Why Old Friends Matter Most
The week began in the shadows—thoughts of Abi, Ella, and Sally never far from my mind. Their absence echoed everywhere. But somewhere midweek, something began to shift. I found myself lifted—not by distraction, but by the quiet anticipation of seeing three old friends.
I met Bobby, Henry, and Rawdon during Fresher’s Week at Edinburgh University. Back then, we were just students meeting over pints at The Pear Tree, unsure of ourselves, forming the kind of friendships you don’t realise will shape the decades ahead.
Since then, there’ve been partners and breakups, flats and festivals, big birthdays, weddings and babies. And threaded through it all, a quiet constancy: this friendship that’s held us through joy and through loss.
They were there when my mother died. When Henry’s father passed. They were at our wedding. And now they’re flying across the world, leaving their families and lives behind, simply to be here. To stand beside us. To bear witness to the unthinkable.

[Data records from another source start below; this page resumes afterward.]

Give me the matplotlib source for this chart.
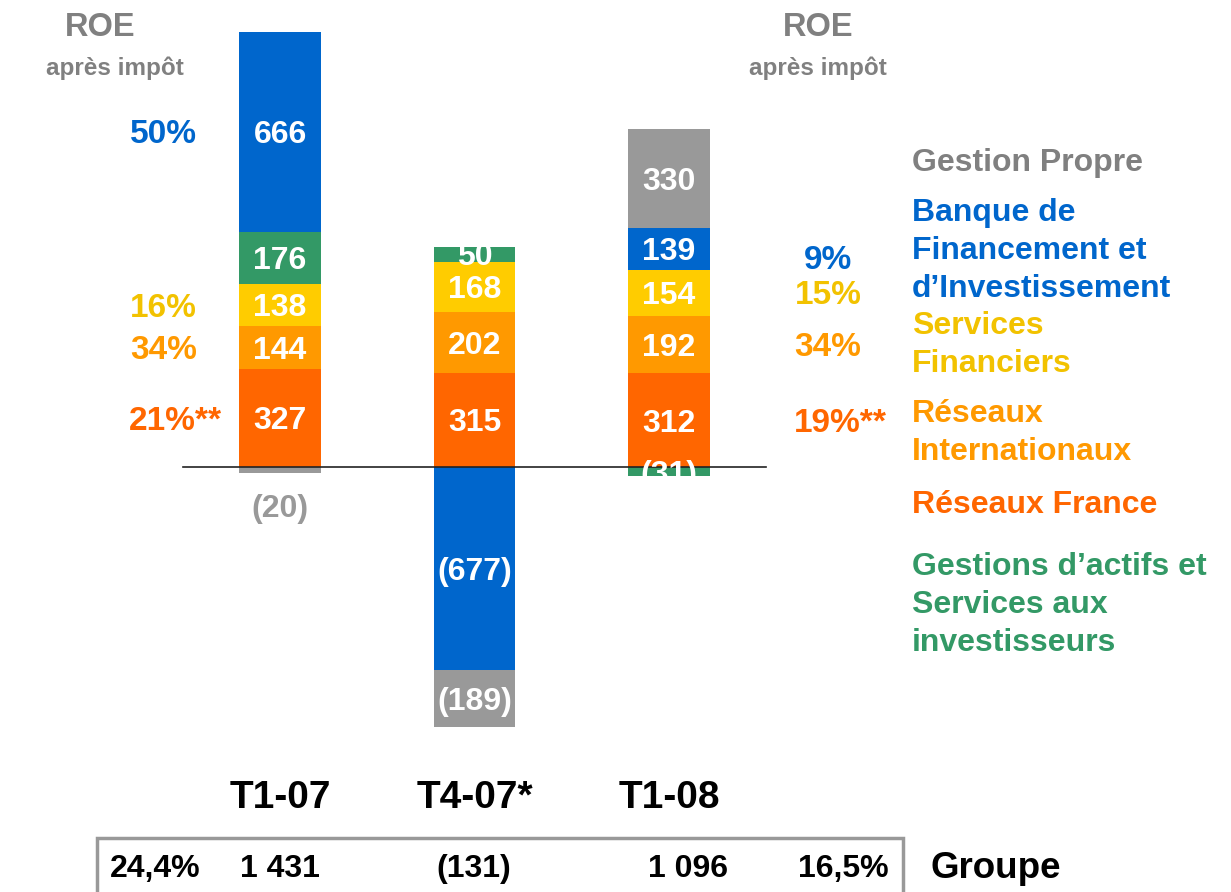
import matplotlib.pyplot as plt
from matplotlib import font_manager
from matplotlib.patches import Rectangle
import numpy as np

plt.rcParams['font.family'] = ['Liberation Sans', 'DejaVu Sans']
plt.rcParams['font.weight'] = 'bold'

# résultat net part du groupe par métier (M EUR)
periods = ['T1-07', 'T4-07*', 'T1-08']
reseaux_france = [327, 315, 312]
reseaux_intl = [144, 202, 192]
services_fin = [138, 168, 154]
gestion_actifs = [176, 50, -31]
bfi = [666, -677, 139]
gestion_propre = [-20, -189, 330]

roe_left = ['21%**', '34%', '16%', None, '50%', None]
roe_right = ['19%**', '34%', '15%', None, '9%', None]
totals = ['1 431', '(131)', '1 096']
roe_group = ['24,4%', '16,5%']

legend_labels = ['Gestion Propre',
                 'Banque de\nFinancement et\nd\u2019Investissement',
                 'Services\nFinanciers',
                 'R\u00e9seaux\nInternationaux',
                 'R\u00e9seaux France',
                 'Gestions d\u2019actifs et\nServices aux\ninvestisseurs']

colors = ['#FF6600', '#FF9900', '#FFCC00', '#339966', '#0066CC', '#999999']
text_colors = ['#FF6600', '#FF9900', '#F2C200', '#339966', '#0066CC', '#808080']

W, H = 1231, 892
fig = plt.figure(figsize=(W / 100, H / 100), dpi=100)
ax = fig.add_axes([0, 0, 1, 1])
ax.set_xlim(-280 / 194.5, (W - 280) / 194.5)
ax.set_ylim(-(H - 467) / 0.3, 467 / 0.3)
ax.axis('off')

DY = -11  # nudge for va='center' (which includes the descender)


def ftext(x, y, s, **kw):
    # place text with pixel coordinates (origin top-left)
    fig.text(x / W, 1 - (y + 3) / H, s, **kw)


series = [reseaux_france, reseaux_intl, services_fin, gestion_actifs, bfi, gestion_propre]
x = np.arange(len(periods))
width = 0.42
pos_base = np.zeros(len(periods))
neg_base = np.zeros(len(periods))
centers = []
for vals, col in zip(series, colors):
    vals = np.array(vals, dtype=float)
    bottom = np.where(vals >= 0, pos_base, neg_base)
    ax.bar(x, vals, width, bottom=bottom, color=col, zorder=2)
    mid = bottom + vals / 2
    centers.append(mid)
    for i, v in enumerate(vals):
        lab = f'{int(v)}' if v >= 0 else f'({int(-v)})'
        if abs(v) < 25:
            ax.text(x[i], bottom[i] + v - 110 + DY, lab, ha='center', va='center',
                    color='#999999', fontsize=23, zorder=4)
        else:
            ax.text(x[i], mid[i] + DY, lab, ha='center', va='center',
                    color='white', fontsize=23, zorder=4)
    pos_base += np.where(vals >= 0, vals, 0)
    neg_base += np.where(vals < 0, vals, 0)

ax.plot([-0.5, 2.5], [0, 0], color='#222222', lw=1.2, zorder=3)

# ROE après impôt, à gauche et à droite
def roe_label(xc, y, lab, col):
    if lab.endswith('**'):
        ax.text(xc - 0.175, y + DY, lab, ha='left', va='center', color=col, fontsize=24)
    else:
        ax.text(xc, y + DY, lab, ha='center', va='center', color=col, fontsize=24)


for k, (lab_l, lab_r) in enumerate(zip(roe_left, roe_right)):
    if lab_l:
        roe_label(-0.6, centers[k][0], lab_l, text_colors[k])
    if lab_r:
        y = centers[k][2] - (28 if k == 4 else 0)
        roe_label(2.817, y, lab_r, text_colors[k])

for xc in (100, 818):
    ftext(xc, 25, 'ROE', ha='center', va='center', color='#808080', fontsize=23.5)
for xc in (115, 818):
    ftext(xc, 65, 'apr\u00e8s imp\u00f4t', ha='center', va='center', color='#808080', fontsize=17.5)

# légende à droite
legend_y = [160, 210, 323, 411, 502, 564]
legend_col = ['#808080', '#0066CC', '#F2C200', '#FF9900', '#FF6600', '#339966']
for lab, yy, col in zip(legend_labels, legend_y, legend_col):
    for j, line in enumerate(lab.split('\n')):
        ftext(912, yy + 38 * j, line, ha='left', va='center', color=col, fontsize=23)

# périodes
for i, p in enumerate(periods):
    ax.text(x[i], -1093 + DY, p, ha='center', va='center', color='black', fontsize=28)

# ligne Groupe
names = {f.name for f in font_manager.fontManager.ttflist}
if 'Liberation Sans Narrow' in names:
    row_font = dict(family='Liberation Sans Narrow', fontsize=27)
else:
    row_font = dict(fontsize=23)
fig.patches.append(Rectangle((97 / W, 1 - 905 / H), 806 / W, 67 / H, fill=False,
                             edgecolor='#999999', lw=2.5, transform=fig.transFigure))
row_x = [155, 280, 474, 688, 843]
row_vals = [roe_group[0]] + totals + [roe_group[1]]
for xx, s in zip(row_x, row_vals):
    ftext(xx, 866, s, ha='center', va='center', color='black', **row_font)
ftext(931, 866, 'Groupe', ha='left', va='center', color='black', fontsize=26.5)

fig.savefig('out.png', dpi=100)
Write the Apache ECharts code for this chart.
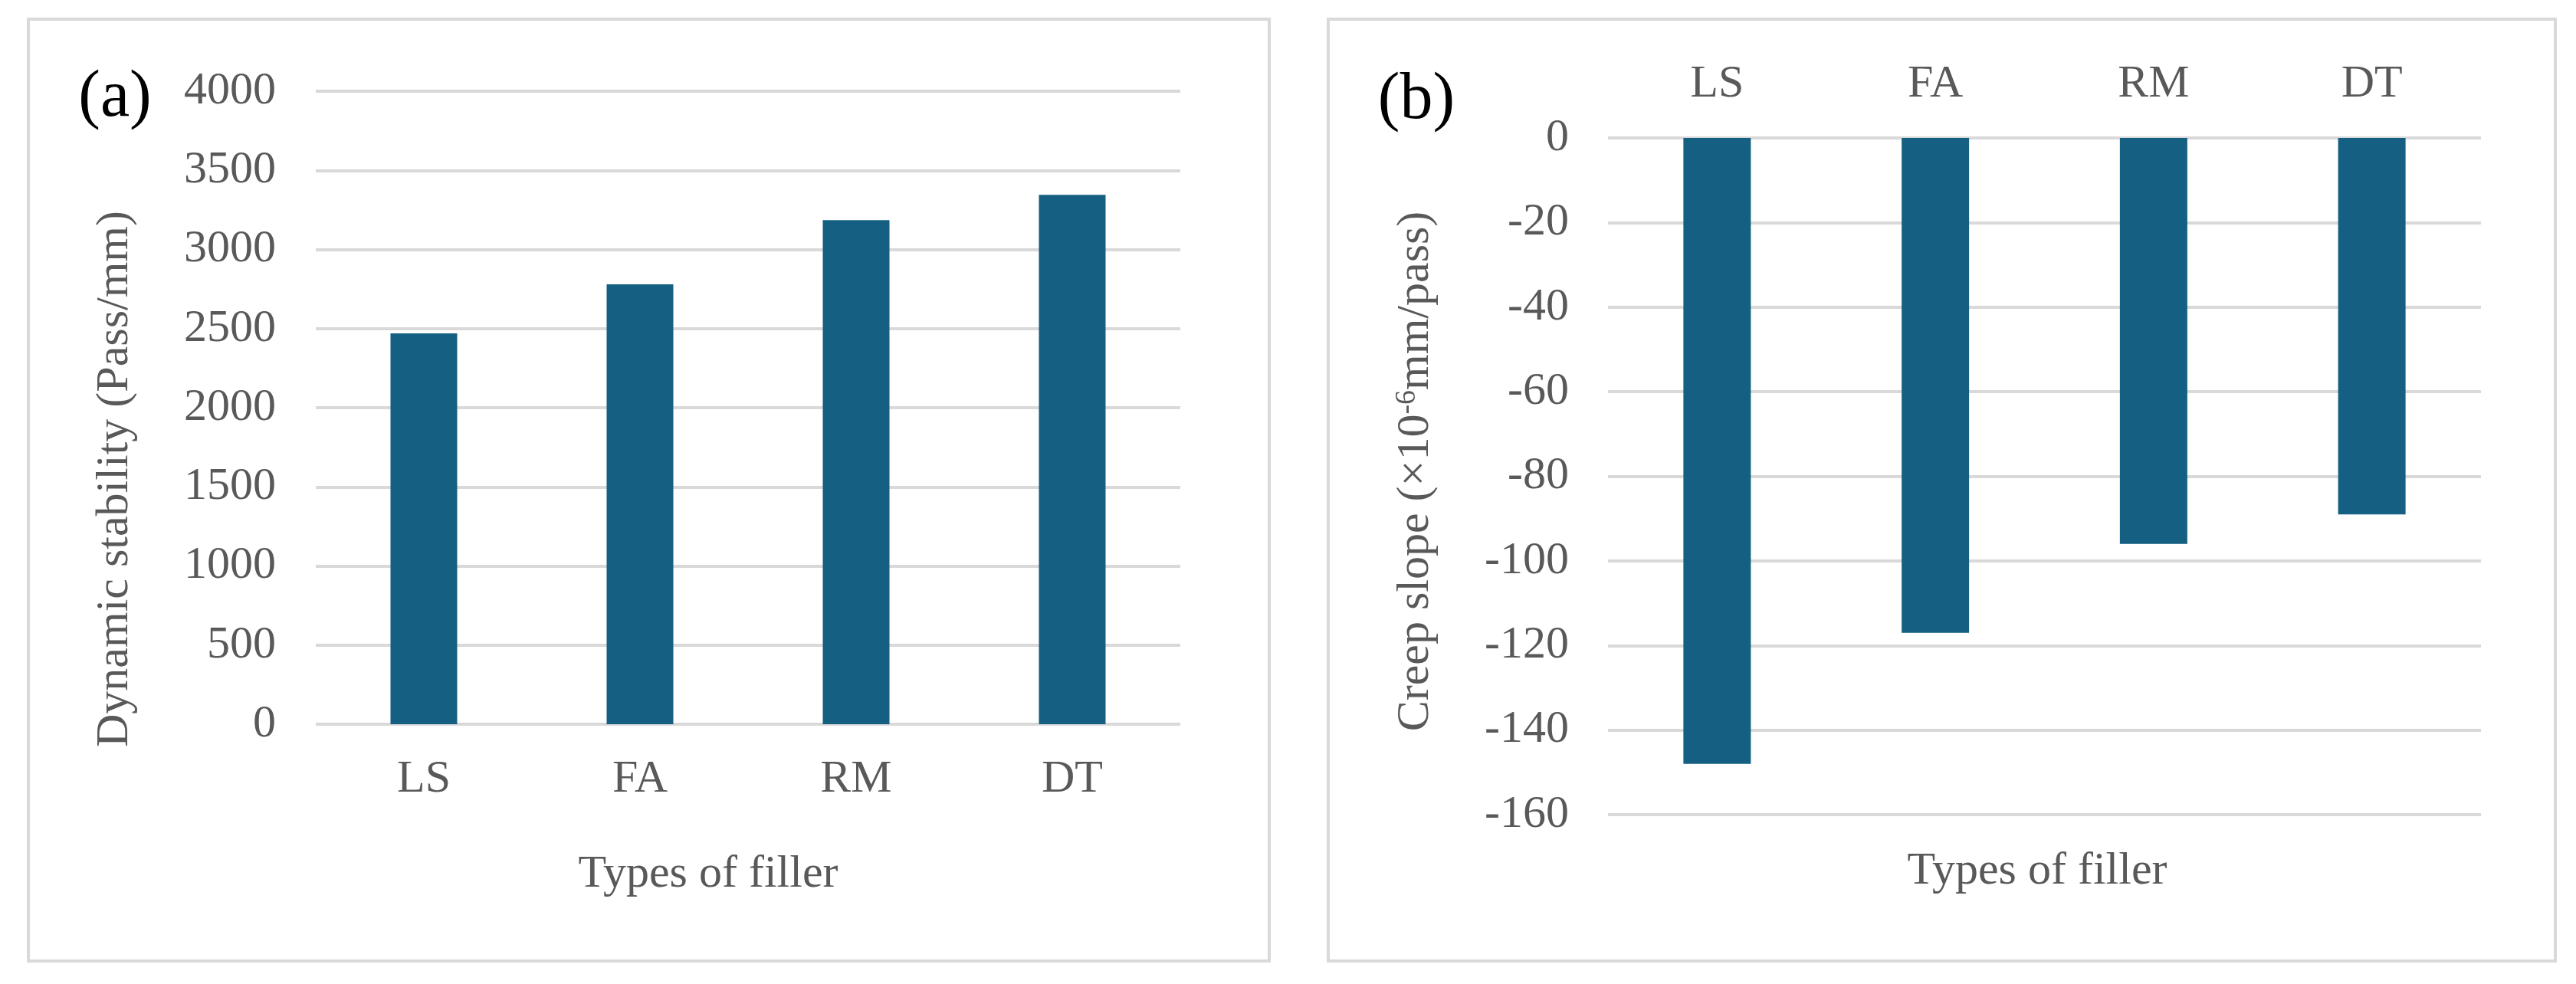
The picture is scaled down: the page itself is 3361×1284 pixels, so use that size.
<!DOCTYPE html>
<html>
<head>
<meta charset="utf-8">
<style>
  html, body { margin: 0; padding: 0; background: #ffffff; }
  #chart { width: 3361px; height: 1284px; }
</style>
<script src="https://cdn.jsdelivr.net/npm/echarts@6/dist/echarts.min.js"></script>
</head>
<body>
<div id="chart"></div>
<script>
// ---- data ----
const categories = ['LS', 'FA', 'RM', 'DT'];
const dynamicStability = [2470, 2780, 3185, 3345];   // Pass/mm
const creepSlope = [-148, -117, -96, -89];            // x10^-6 mm/pass
const stabilityAxis = { min: 0, max: 4000, interval: 500 };
const creepAxis = { min: -160, max: 0, interval: 20 };
const panelLabels = ['(a)', '(b)'];
const xTitle = 'Types of filler';
const yTitleA = 'Dynamic stability (Pass/mm)';

// ---- styles ----
const FONT = '"Liberation Serif", "Times New Roman", serif';
const TXT = '#595959';
const GRID = '#d9d9d9';
const BAR = '#156082';

const chart = echarts.init(document.getElementById('chart'), null, { renderer: 'canvas' });

const labelStyle = { fontFamily: FONT, fontSize: 60, color: TXT, formatter: function (v) { return String(v); } };

chart.setOption({
  backgroundColor: '#ffffff',
  animation: false,
  grid: [
    { left: 412, right: 1821, top: 119, bottom: 339 },
    { left: 2098, right: 124, top: 180, bottom: 221 }
  ],
  xAxis: [
    {
      type: 'category', gridIndex: 0, data: categories,
      axisLine: { show: false }, axisTick: { show: false },
      axisLabel: Object.assign({ margin: 42 }, labelStyle)
    },
    {
      type: 'category', gridIndex: 1, data: categories, position: 'top',
      axisLine: { show: false }, axisTick: { show: false },
      axisLabel: Object.assign({ margin: 40 }, labelStyle)
    }
  ],
  yAxis: [
    {
      type: 'value', gridIndex: 0,
      min: stabilityAxis.min, max: stabilityAxis.max, interval: stabilityAxis.interval,
      axisLine: { show: false }, axisTick: { show: false },
      axisLabel: Object.assign({ margin: 52 }, labelStyle),
      splitLine: { show: true, lineStyle: { color: GRID, width: 4 } }
    },
    {
      type: 'value', gridIndex: 1,
      min: creepAxis.min, max: creepAxis.max, interval: creepAxis.interval,
      axisLine: { show: false }, axisTick: { show: false },
      axisLabel: Object.assign({ margin: 51 }, labelStyle),
      splitLine: { show: true, lineStyle: { color: GRID, width: 4 } }
    }
  ],
  series: [
    {
      type: 'bar', xAxisIndex: 0, yAxisIndex: 0, data: dynamicStability,
      barWidth: 87, itemStyle: { color: BAR }
    },
    {
      type: 'bar', xAxisIndex: 1, yAxisIndex: 1, data: creepSlope,
      barWidth: 88, itemStyle: { color: BAR }
    }
  ],
  graphic: [
    { type: 'rect', shape: { x: 37, y: 25, width: 1619, height: 1229 },
      style: { fill: 'none', stroke: GRID, lineWidth: 4 }, silent: true, z: -1 },
    { type: 'rect', shape: { x: 1733, y: 25, width: 1601, height: 1229 },
      style: { fill: 'none', stroke: GRID, lineWidth: 4 }, silent: true, z: -1 },
    { type: 'text', x: 150, y: 128,
      style: { text: panelLabels[0], font: '86px ' + FONT, fill: '#000000', align: 'center', verticalAlign: 'middle' } },
    { type: 'text', x: 1848, y: 131,
      style: { text: panelLabels[1], font: '86px ' + FONT, fill: '#000000', align: 'center', verticalAlign: 'middle' } },
    { type: 'text', x: 924, y: 1141,
      style: { text: xTitle, font: '60px ' + FONT, fill: TXT, align: 'center', verticalAlign: 'middle' } },
    { type: 'text', x: 2658, y: 1137,
      style: { text: xTitle, font: '60px ' + FONT, fill: TXT, align: 'center', verticalAlign: 'middle' } },
    { type: 'text', x: 150, y: 625, rotation: Math.PI / 2,
      style: { text: yTitleA, font: '60px ' + FONT, fill: TXT, align: 'center', verticalAlign: 'middle' } },
    { type: 'text', x: 1847, y: 615, rotation: Math.PI / 2,
      style: {
        text: '{n|Creep slope (×10}{s|-6}{n|mm/pass)}',
        font: '60px ' + FONT, fill: TXT,
        align: 'center', verticalAlign: 'middle',
        rich: {
          n: { font: '60px ' + FONT, fontFamily: FONT, fontSize: 60, fill: TXT, lineHeight: 60 },
          s: { font: '38px ' + FONT, fontFamily: FONT, fontSize: 38, fill: TXT, lineHeight: 60, verticalAlign: 'top', padding: [0, 0, 22, 0] }
        }
      } }
  ]
});
</script>
</body>
</html>
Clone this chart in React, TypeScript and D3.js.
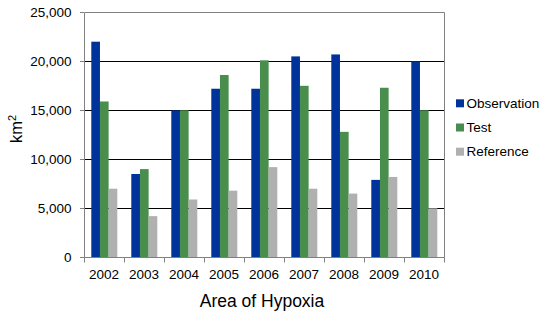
import * as d3 from "d3";
import { useEffect, useRef } from "react";

const years = ["2002", "2003", "2004", "2005", "2006", "2007", "2008", "2009", "2010"];
const observation = [22000, 8500, 15000, 17200, 17200, 20500, 20700, 7900, 20000];
const test = [15900, 9000, 15000, 18600, 20100, 17500, 12800, 17300, 15000];
const reference = [7000, 4200, 5900, 6800, 9200, 7000, 6500, 8200, 5000];
const seriesNames = ["Observation", "Test", "Reference"];
const seriesColors = ["#003399", "#4a8e4e", "#b0b0b0"];
const yTicks = [0, 5000, 10000, 15000, 20000, 25000];

export default function App() {
  const ref = useRef<SVGSVGElement>(null);

  useEffect(() => {
    const svg = d3.select(ref.current);
    svg.selectAll("*").remove();

    const width = 550;
    const height = 322;
    const margin = { top: 12, right: 106, bottom: 64, left: 84 };
    const font = "Liberation Sans, Arial, sans-serif";

    const x0 = d3.scaleBand()
      .domain(years)
      .range([margin.left, width - margin.right]);

    const x1 = d3.scaleBand()
      .domain(seriesNames)
      .range([7.3, x0.bandwidth() - 6.7]);

    const y = d3.scaleLinear()
      .domain([0, 25000])
      .range([height - margin.bottom - 0.7, margin.top + 0.3]);

    // gridlines
    svg.append("g")
      .selectAll("line")
      .data(yTicks.slice(1, -1))
      .join("line")
      .attr("x1", margin.left)
      .attr("x2", width - margin.right)
      .attr("y1", d => Math.round(y(d)) + 0.5)
      .attr("y2", d => Math.round(y(d)) + 0.5)
      .attr("stroke", "#000");

    const rows = years.map((yr, i) => ({
      year: yr,
      values: [observation[i], test[i], reference[i]],
    }));

    svg.append("g")
      .selectAll("g")
      .data(rows)
      .join("g")
      .attr("transform", d => `translate(${x0(d.year)},0)`)
      .selectAll("rect")
      .data(d => d.values.map((v, k) => ({ key: seriesNames[k], value: v, k })))
      .join("rect")
      .attr("x", d => x1(d.key)!)
      .attr("y", d => y(d.value))
      .attr("width", x1.bandwidth())
      .attr("height", d => y(0) - y(d.value))
      .attr("fill", d => seriesColors[d.k]);

    // plot frame
    const x0px = margin.left + 0.5;
    const x1px = width - margin.right + 0.5;
    const topPx = Math.round(y(25000)) + 0.5;
    const botPx = Math.round(y(0)) + 0.5;
    svg.append("path")
      .attr("d", `M${x0px},${botPx}V${topPx}H${x1px}V${botPx}Z`)
      .attr("fill", "none")
      .attr("stroke", "#808080");

    // y ticks + labels
    const yAxis = svg.append("g");
    yAxis.selectAll("line")
      .data(yTicks)
      .join("line")
      .attr("x1", margin.left - 4)
      .attr("x2", margin.left)
      .attr("y1", d => Math.round(y(d)) + 0.5)
      .attr("y2", d => Math.round(y(d)) + 0.5)
      .attr("stroke", "#808080");
    yAxis.selectAll("text")
      .data(yTicks)
      .join("text")
      .attr("x", 71.5)
      .attr("y", d => y(d))
      .attr("dy", "0.35em")
      .attr("text-anchor", "end")
      .attr("font-family", font)
      .attr("font-size", 13.5)
      .attr("fill", "#000")
      .text(d => d3.format(",")(d));

    // x ticks + labels
    const xAxis = svg.append("g");
    const bounds = years.map(d => x0(d)!).concat([width - margin.right]);
    xAxis.selectAll("line")
      .data(bounds)
      .join("line")
      .attr("x1", d => Math.round(d) + 0.5)
      .attr("x2", d => Math.round(d) + 0.5)
      .attr("y1", botPx)
      .attr("y2", botPx + 5)
      .attr("stroke", "#808080");
    xAxis.selectAll("text")
      .data(years)
      .join("text")
      .attr("x", d => x0(d)! + x0.bandwidth() / 2)
      .attr("y", 279)
      .attr("text-anchor", "middle")
      .attr("font-family", font)
      .attr("font-size", 13.5)
      .attr("fill", "#000")
      .text(d => d);

    svg.append("text")
      .attr("x", 262)
      .attr("y", 307)
      .attr("text-anchor", "middle")
      .attr("font-family", font)
      .attr("font-size", 17.5)
      .text("Area of Hypoxia");

    const yl = svg.append("text")
      .attr("transform", "translate(22,143) rotate(-90)")
      .attr("font-family", font)
      .attr("font-size", 16.5);
    yl.append("tspan").text("km");
    yl.append("tspan").attr("font-size", 11).attr("dy", -6.5).text("2");

    // legend
    const legend = svg.append("g")
      .selectAll("g")
      .data(seriesNames)
      .join("g")
      .attr("transform", (d, i) => `translate(456,${103.3 + i * 24.2})`);
    legend.append("rect")
      .attr("x", 0)
      .attr("y", -4)
      .attr("width", 8)
      .attr("height", 8)
      .attr("fill", (d, i) => seriesColors[i]);
    legend.append("text")
      .attr("x", 10.5)
      .attr("dy", "0.35em")
      .attr("font-family", font)
      .attr("font-size", 13.5)
      .text(d => d);
  }, []);

  return (
    <svg
      ref={ref}
      width={550}
      height={322}
      style={{ position: "absolute", left: 0, top: 0, background: "#fff" }}
    />
  );
}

And I realise: it’s not the distance they’ve travelled that moves me. It’s the time. The effort. The endurance. Their presence stretches a line between past and present, pain and hope.
Bronnie Ware, an Australian palliative care nurse, once wrote about the regrets of the dying. One of the most common? “I wish I had stayed in touch with my friends.” She wrote of how many people only realise too late how important old friendships are—and how hard they are to recover if lost.
I think of that often.
Because friendship isn’t a luxury. It’s one of the few things that holds when the ground gives way. So thank you Bobby, Henry, and Rawds—for every effort, every shared silence, and every reminder that we’re not meant to do life alone.